# Task to complete:
Extract the complete listing and repeat it word for word.

## start

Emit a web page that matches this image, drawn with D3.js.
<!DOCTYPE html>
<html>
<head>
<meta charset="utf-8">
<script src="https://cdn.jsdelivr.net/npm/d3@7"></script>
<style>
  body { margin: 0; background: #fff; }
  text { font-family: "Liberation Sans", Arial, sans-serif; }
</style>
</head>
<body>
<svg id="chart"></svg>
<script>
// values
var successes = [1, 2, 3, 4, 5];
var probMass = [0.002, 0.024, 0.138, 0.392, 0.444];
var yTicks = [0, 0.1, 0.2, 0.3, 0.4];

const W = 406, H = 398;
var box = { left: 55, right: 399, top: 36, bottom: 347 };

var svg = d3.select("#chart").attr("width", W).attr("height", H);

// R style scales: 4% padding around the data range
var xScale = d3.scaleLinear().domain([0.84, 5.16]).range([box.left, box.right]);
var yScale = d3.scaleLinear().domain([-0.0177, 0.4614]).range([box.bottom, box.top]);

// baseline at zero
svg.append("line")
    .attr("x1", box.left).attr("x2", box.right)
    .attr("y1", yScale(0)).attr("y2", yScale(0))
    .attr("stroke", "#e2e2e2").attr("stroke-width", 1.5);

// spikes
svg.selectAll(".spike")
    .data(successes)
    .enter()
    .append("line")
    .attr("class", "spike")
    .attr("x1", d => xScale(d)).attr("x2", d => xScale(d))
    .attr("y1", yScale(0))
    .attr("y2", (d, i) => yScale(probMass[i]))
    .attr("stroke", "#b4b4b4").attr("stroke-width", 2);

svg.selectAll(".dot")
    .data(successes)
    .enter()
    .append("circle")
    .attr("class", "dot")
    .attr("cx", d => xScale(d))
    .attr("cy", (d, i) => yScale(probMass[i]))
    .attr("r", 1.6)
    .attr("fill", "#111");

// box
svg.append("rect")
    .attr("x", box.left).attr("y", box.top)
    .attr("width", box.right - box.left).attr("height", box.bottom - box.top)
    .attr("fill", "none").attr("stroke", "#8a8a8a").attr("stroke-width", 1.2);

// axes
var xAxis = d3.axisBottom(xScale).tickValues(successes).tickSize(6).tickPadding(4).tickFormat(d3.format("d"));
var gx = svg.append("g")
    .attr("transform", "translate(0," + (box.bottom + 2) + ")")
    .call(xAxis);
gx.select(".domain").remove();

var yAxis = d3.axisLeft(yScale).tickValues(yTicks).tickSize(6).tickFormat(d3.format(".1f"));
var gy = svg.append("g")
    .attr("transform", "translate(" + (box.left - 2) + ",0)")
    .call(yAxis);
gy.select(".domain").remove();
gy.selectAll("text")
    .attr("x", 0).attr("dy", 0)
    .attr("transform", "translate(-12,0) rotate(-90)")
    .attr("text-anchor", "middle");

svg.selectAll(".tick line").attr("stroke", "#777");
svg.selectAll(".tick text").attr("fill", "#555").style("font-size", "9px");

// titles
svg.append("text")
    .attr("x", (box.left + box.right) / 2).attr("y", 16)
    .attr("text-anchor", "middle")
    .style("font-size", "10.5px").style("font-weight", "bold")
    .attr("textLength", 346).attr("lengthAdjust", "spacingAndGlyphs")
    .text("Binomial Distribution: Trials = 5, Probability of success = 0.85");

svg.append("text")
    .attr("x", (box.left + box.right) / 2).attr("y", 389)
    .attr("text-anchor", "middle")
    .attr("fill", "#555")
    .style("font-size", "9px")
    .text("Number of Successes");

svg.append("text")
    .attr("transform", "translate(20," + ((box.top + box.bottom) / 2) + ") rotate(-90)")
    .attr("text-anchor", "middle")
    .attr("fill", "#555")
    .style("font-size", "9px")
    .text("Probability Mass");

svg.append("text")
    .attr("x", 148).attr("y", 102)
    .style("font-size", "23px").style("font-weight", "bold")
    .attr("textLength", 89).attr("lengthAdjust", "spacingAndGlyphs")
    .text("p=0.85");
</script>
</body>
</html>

## end

# Response for this exercise:
Emit a web page that matches this image, drawn with D3.js.
<!DOCTYPE html>
<html>
<head>
<meta charset="utf-8">
<script src="https://cdn.jsdelivr.net/npm/d3@7"></script>
<style>
  body { margin: 0; background: #fff; }
  text { font-family: "Liberation Sans", Arial, sans-serif; }
</style>
</head>
<body>
<svg id="chart"></svg>
<script>
// values
var successes = [1, 2, 3, 4, 5];
var probMass = [0.002, 0.024, 0.138, 0.392, 0.444];
var yTicks = [0, 0.1, 0.2, 0.3, 0.4];

const W = 406, H = 398;
var box = { left: 55, right: 399, top: 36, bottom: 347 };

var svg = d3.select("#chart").attr("width", W).attr("height", H);

// R style scales: 4% padding around the data range
var xScale = d3.scaleLinear().domain([0.84, 5.16]).range([box.left, box.right]);
var yScale = d3.scaleLinear().domain([-0.0177, 0.4614]).range([box.bottom, box.top]);

// baseline at zero
svg.append("line")
    .attr("x1", box.left).attr("x2", box.right)
    .attr("y1", yScale(0)).attr("y2", yScale(0))
    .attr("stroke", "#e2e2e2").attr("stroke-width", 1.5);

// spikes
svg.selectAll(".spike")
    .data(successes)
    .enter()
    .append("line")
    .attr("class", "spike")
    .attr("x1", d => xScale(d)).attr("x2", d => xScale(d))
    .attr("y1", yScale(0))
    .attr("y2", (d, i) => yScale(probMass[i]))
    .attr("stroke", "#b4b4b4").attr("stroke-width", 2);

svg.selectAll(".dot")
    .data(successes)
    .enter()
    .append("circle")
    .attr("class", "dot")
    .attr("cx", d => xScale(d))
    .attr("cy", (d, i) => yScale(probMass[i]))
    .attr("r", 1.6)
    .attr("fill", "#111");

// box
svg.append("rect")
    .attr("x", box.left).attr("y", box.top)
    .attr("width", box.right - box.left).attr("height", box.bottom - box.top)
    .attr("fill", "none").attr("stroke", "#8a8a8a").attr("stroke-width", 1.2);

// axes
var xAxis = d3.axisBottom(xScale).tickValues(successes).tickSize(6).tickPadding(4).tickFormat(d3.format("d"));
var gx = svg.append("g")
    .attr("transform", "translate(0," + (box.bottom + 2) + ")")
    .call(xAxis);
gx.select(".domain").remove();

var yAxis = d3.axisLeft(yScale).tickValues(yTicks).tickSize(6).tickFormat(d3.format(".1f"));
var gy = svg.append("g")
    .attr("transform", "translate(" + (box.left - 2) + ",0)")
    .call(yAxis);
gy.select(".domain").remove();
gy.selectAll("text")
    .attr("x", 0).attr("dy", 0)
    .attr("transform", "translate(-12,0) rotate(-90)")
    .attr("text-anchor", "middle");

svg.selectAll(".tick line").attr("stroke", "#777");
svg.selectAll(".tick text").attr("fill", "#555").style("font-size", "9px");

// titles
svg.append("text")
    .attr("x", (box.left + box.right) / 2).attr("y", 16)
    .attr("text-anchor", "middle")
    .style("font-size", "10.5px").style("font-weight", "bold")
    .attr("textLength", 346).attr("lengthAdjust", "spacingAndGlyphs")
    .text("Binomial Distribution: Trials = 5, Probability of success = 0.85");

svg.append("text")
    .attr("x", (box.left + box.right) / 2).attr("y", 389)
    .attr("text-anchor", "middle")
    .attr("fill", "#555")
    .style("font-size", "9px")
    .text("Number of Successes");

svg.append("text")
    .attr("transform", "translate(20," + ((box.top + box.bottom) / 2) + ") rotate(-90)")
    .attr("text-anchor", "middle")
    .attr("fill", "#555")
    .style("font-size", "9px")
    .text("Probability Mass");

svg.append("text")
    .attr("x", 148).attr("y", 102)
    .style("font-size", "23px").style("font-weight", "bold")
    .attr("textLength", 89).attr("lengthAdjust", "spacingAndGlyphs")
    .text("p=0.85");
</script>
</body>
</html>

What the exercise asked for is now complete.